### DATA PROVIDED
········
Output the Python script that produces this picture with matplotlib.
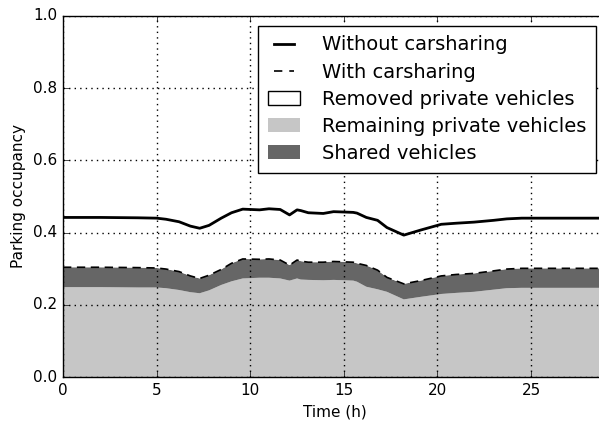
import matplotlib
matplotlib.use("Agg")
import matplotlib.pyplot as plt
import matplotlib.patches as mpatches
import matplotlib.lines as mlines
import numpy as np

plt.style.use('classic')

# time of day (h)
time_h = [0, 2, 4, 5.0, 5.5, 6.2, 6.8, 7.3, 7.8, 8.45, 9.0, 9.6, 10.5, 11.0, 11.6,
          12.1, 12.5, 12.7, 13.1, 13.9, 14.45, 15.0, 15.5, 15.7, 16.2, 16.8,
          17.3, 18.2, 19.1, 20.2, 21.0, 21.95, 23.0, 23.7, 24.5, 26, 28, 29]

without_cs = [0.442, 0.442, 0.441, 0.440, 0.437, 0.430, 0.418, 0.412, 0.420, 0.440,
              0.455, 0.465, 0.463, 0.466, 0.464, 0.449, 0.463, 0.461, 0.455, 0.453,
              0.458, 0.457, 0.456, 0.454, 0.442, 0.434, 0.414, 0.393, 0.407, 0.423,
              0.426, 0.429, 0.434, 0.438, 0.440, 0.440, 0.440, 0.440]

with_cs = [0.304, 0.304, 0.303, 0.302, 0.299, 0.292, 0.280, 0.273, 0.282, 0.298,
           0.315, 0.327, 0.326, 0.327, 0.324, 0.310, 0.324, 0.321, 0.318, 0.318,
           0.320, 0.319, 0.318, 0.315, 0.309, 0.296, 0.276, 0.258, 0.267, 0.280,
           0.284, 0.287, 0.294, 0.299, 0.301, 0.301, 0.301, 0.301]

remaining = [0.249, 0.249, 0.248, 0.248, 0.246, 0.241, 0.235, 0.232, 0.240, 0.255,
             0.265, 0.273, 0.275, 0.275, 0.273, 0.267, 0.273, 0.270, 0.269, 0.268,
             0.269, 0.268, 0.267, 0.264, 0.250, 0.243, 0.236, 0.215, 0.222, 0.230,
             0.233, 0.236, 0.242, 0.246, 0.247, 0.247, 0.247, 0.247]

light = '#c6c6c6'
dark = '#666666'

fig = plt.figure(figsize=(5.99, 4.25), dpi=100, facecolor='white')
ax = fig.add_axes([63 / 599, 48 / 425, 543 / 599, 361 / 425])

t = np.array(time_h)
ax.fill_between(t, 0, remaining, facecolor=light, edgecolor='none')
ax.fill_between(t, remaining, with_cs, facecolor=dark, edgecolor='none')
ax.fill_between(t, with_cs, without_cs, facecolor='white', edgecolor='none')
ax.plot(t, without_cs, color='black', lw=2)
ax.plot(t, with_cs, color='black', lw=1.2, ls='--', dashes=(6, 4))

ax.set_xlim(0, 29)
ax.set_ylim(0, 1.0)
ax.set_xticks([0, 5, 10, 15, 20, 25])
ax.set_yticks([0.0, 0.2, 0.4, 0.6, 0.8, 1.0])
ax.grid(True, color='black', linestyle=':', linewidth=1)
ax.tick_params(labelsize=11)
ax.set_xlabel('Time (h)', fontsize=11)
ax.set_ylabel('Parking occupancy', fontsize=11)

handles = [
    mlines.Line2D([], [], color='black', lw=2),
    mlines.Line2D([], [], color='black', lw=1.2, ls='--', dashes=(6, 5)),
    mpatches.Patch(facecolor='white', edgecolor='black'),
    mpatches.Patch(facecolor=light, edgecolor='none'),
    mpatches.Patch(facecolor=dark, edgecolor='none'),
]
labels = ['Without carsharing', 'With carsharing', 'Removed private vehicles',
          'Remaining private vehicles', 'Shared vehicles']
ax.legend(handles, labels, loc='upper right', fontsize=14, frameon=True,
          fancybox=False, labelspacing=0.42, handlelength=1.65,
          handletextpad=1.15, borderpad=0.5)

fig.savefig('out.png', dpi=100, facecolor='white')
········
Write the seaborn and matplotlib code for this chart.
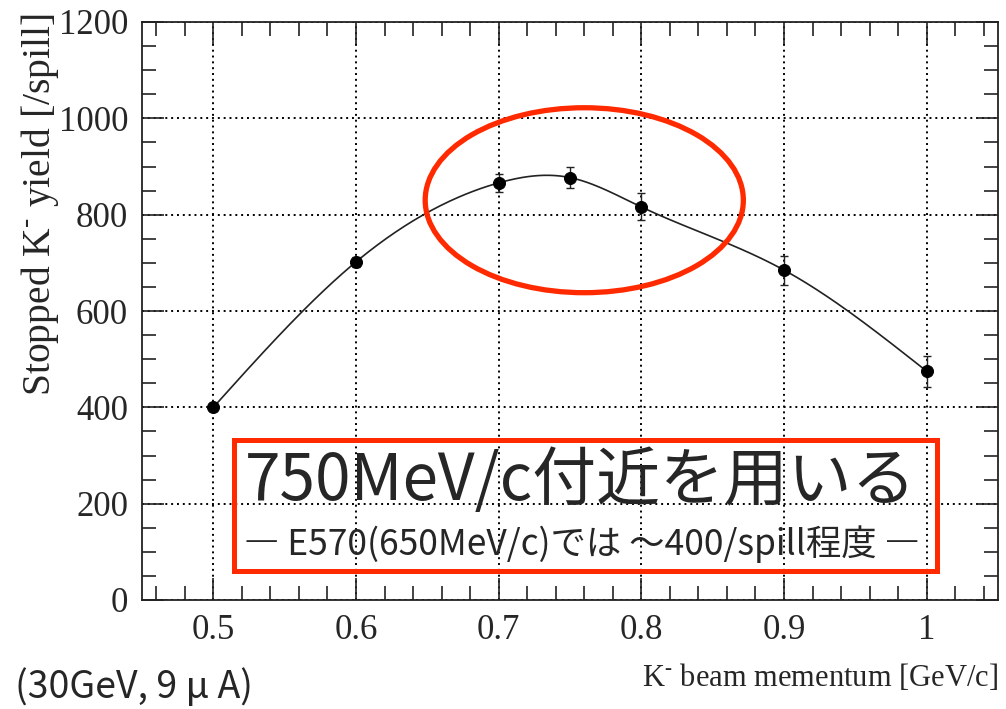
········
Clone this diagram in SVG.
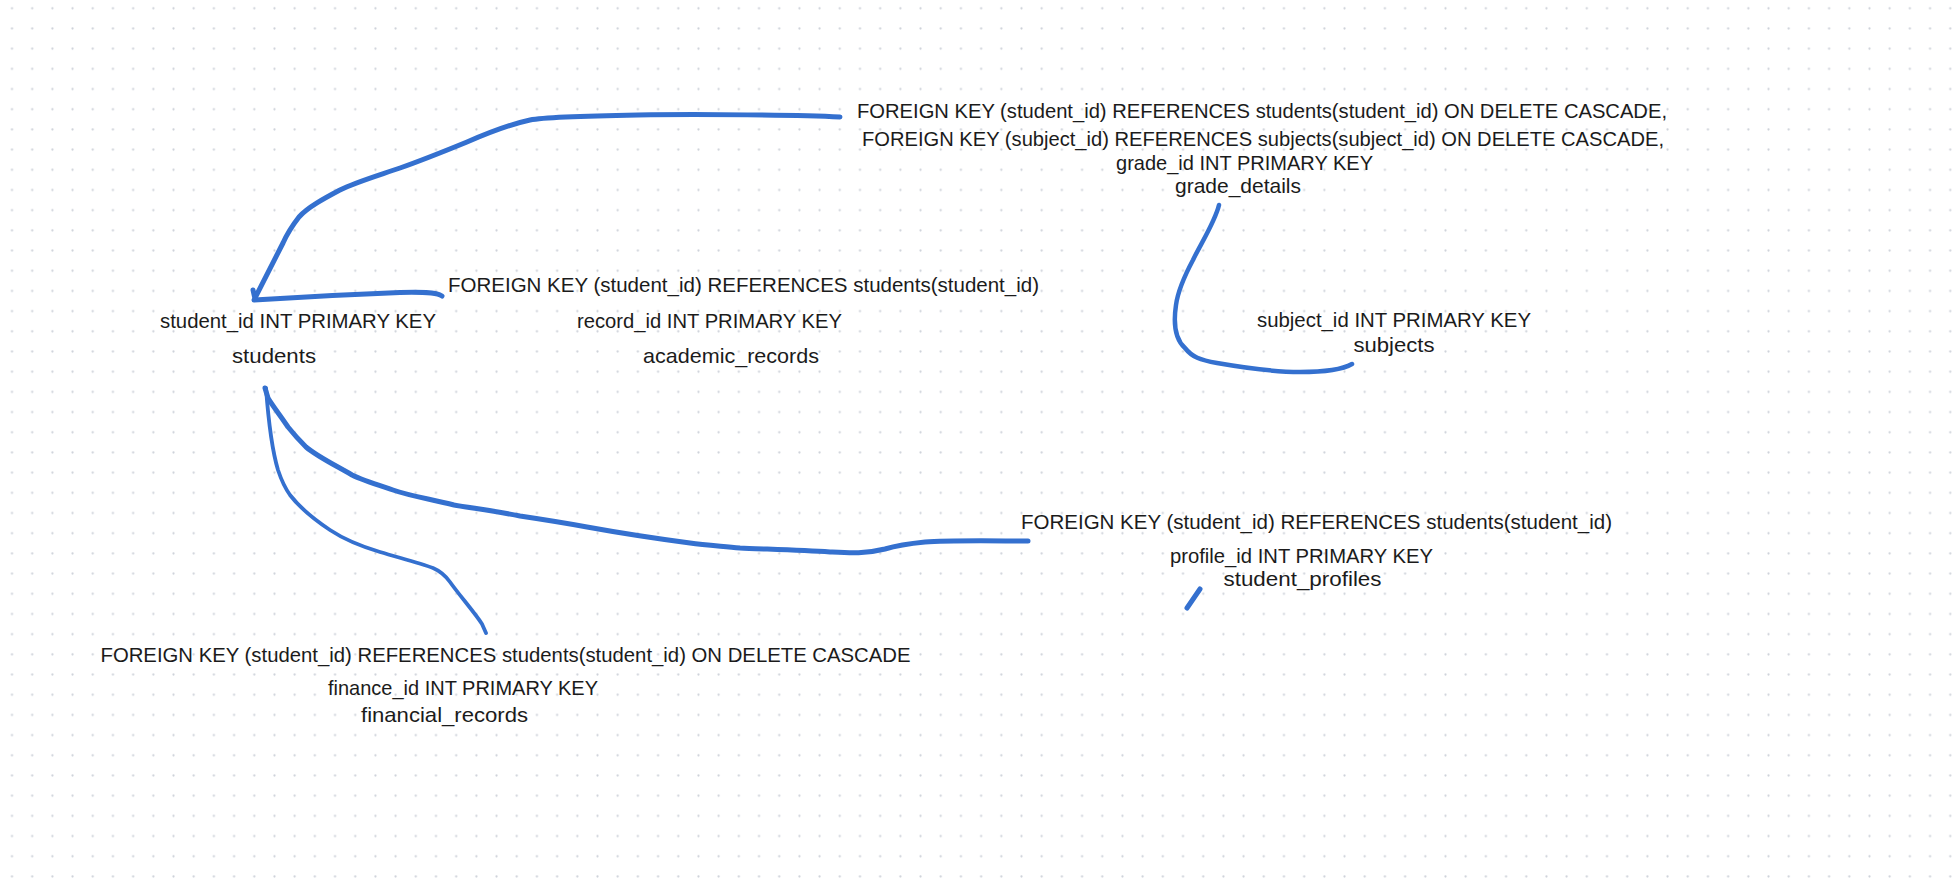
········
### WHAT THE TASK ASKS
From the line with "Output the Python" to the line with "0.426, 0.429, 0.434, 0.438, 0.440, 0.440, 0.440, 0.440]", set down those lines word for word and only those, counting both ends. Pictures stay out of the copy.

### ANSWER TO THIS TASK
Output the Python script that produces this picture with matplotlib.
import matplotlib
matplotlib.use("Agg")
import matplotlib.pyplot as plt
import matplotlib.patches as mpatches
import matplotlib.lines as mlines
import numpy as np

plt.style.use('classic')

# time of day (h)
time_h = [0, 2, 4, 5.0, 5.5, 6.2, 6.8, 7.3, 7.8, 8.45, 9.0, 9.6, 10.5, 11.0, 11.6,
          12.1, 12.5, 12.7, 13.1, 13.9, 14.45, 15.0, 15.5, 15.7, 16.2, 16.8,
          17.3, 18.2, 19.1, 20.2, 21.0, 21.95, 23.0, 23.7, 24.5, 26, 28, 29]

without_cs = [0.442, 0.442, 0.441, 0.440, 0.437, 0.430, 0.418, 0.412, 0.420, 0.440,
              0.455, 0.465, 0.463, 0.466, 0.464, 0.449, 0.463, 0.461, 0.455, 0.453,
              0.458, 0.457, 0.456, 0.454, 0.442, 0.434, 0.414, 0.393, 0.407, 0.423,
              0.426, 0.429, 0.434, 0.438, 0.440, 0.440, 0.440, 0.440]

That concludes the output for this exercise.